教会学校では、聖書教育誌をメインにして下さい。この誌面では、主人公のヨセフの生涯が、様々な点でイエス・キリストの生涯を示唆する内容になっていることを取り上げて参ります。
◆黙想と分かち合いのポイント
聖書教育誌はシャローム=平和という言葉に着目しています。この箇所にはシャロームを乱す大きな原因の一つとして妬みがあります。私たちも人に対して寛容でいられなくなる時があります。そのような時、聖書はどう向き合うように教えているでしょうか。
◆ヨセフの夢
37:1 ヤコブは、父がかつて滞在していたカナン地方に住んでいた。 37:2 ヤコブの家族の由来は次のとおりである。ヨセフは十七歳のとき、兄たちと羊の群れを飼っていた。まだ若く、父の側女ビルハやジルパの子供たちと一緒にいた。ヨセフは兄たちのことを父に告げ口した。 37:3 イスラエルは、ヨセフが年寄り子であったので、どの息子よりもかわいがり、彼には裾の長い晴れ着を作ってやった。 37:4 兄たちは、父がどの兄弟よりもヨセフをかわいがるのを見て、ヨセフを憎み、穏やかに話すこともできなかった。
>>>今回の主人公のヨセフ、その名前はイエスのお父さんの名前と一緒です。ヨセフと主イエスとの関連が冒頭から示唆されています。ヨセフには弟を含め、11人の兄弟がいました。しかし、ヨセフだけが父のヤコブに特別扱いされることに兄たちの妬みを買います。主イエスも群衆から特別扱いされて律法学者たちに妬みを買います。また、ヨセフが兄たちの過ちを告げ口したように、主イエスは律法学者たちの過ちを人前で非難しました。どちらの場合も、それらのことを通してやがて殺意へと発展していく所まで似ています。
37:5 ヨセフは夢を見て、それを兄たちに語ったので、彼らはますます憎むようになった。 37:6 ヨセフは言った。「聞いてください。わたしはこんな夢を見ました。 37:7 畑でわたしたちが束を結わえていると、いきなりわたしの束が起き上がり、まっすぐに立ったのです。すると、兄さんたちの束が周りに集まって来て、わたしの束にひれ伏しました。」 37:8 兄たちはヨセフに言った。「なに、お前が我々の王になるというのか。お前が我々を支配するというのか。」兄たちは夢とその言葉のために、ヨセフをますます憎んだ。
>>>ヨセフは、自分が兄たちの上に立つようになる特別な存在であるかのような夢の話をして、兄たちの恨みをさらに買います。主イエスも数々の預言を通し、自分が神から遣わされた特別な存在であることを語り、律法学者たちの恨みを買っています。
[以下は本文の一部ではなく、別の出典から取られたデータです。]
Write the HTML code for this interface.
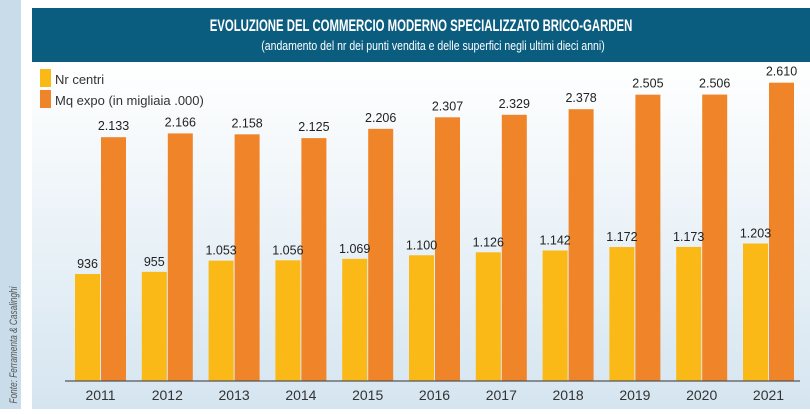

なお、主イエスの父ヨセフも夢で将来についての“み告げ”を聞いています。
37:9 ヨセフはまた別の夢を見て、それを兄たちに話した。「わたしはまた夢を見ました。太陽と月と十一の星がわたしにひれ伏しているのです。」 37:10 今度は兄たちだけでなく、父にも話した。父はヨセフを叱って言った。「一体どういうことだ、お前が見たその夢は。わたしもお母さんも兄さんたちも、お前の前に行って、地面にひれ伏すというのか。」 37:11 兄たちはヨセフをねたんだが、父はこのことを心に留めた。
>>>ヨセフはさらに、自分が将来、両親や兄弟よりも大いなる存在になることを預言します。これに対して父のヤコブは、反発しながらも息子の夢を心に留めています。少し状況は違いますが類似した話として、マリアも自分の子どもに関わる、信じられないような天使からのみ告げを心に留めたことが語られています。ヨセフ物語は今後もこのように、主イエスとの数多くの関連性を示しながら話が展開していくことになります。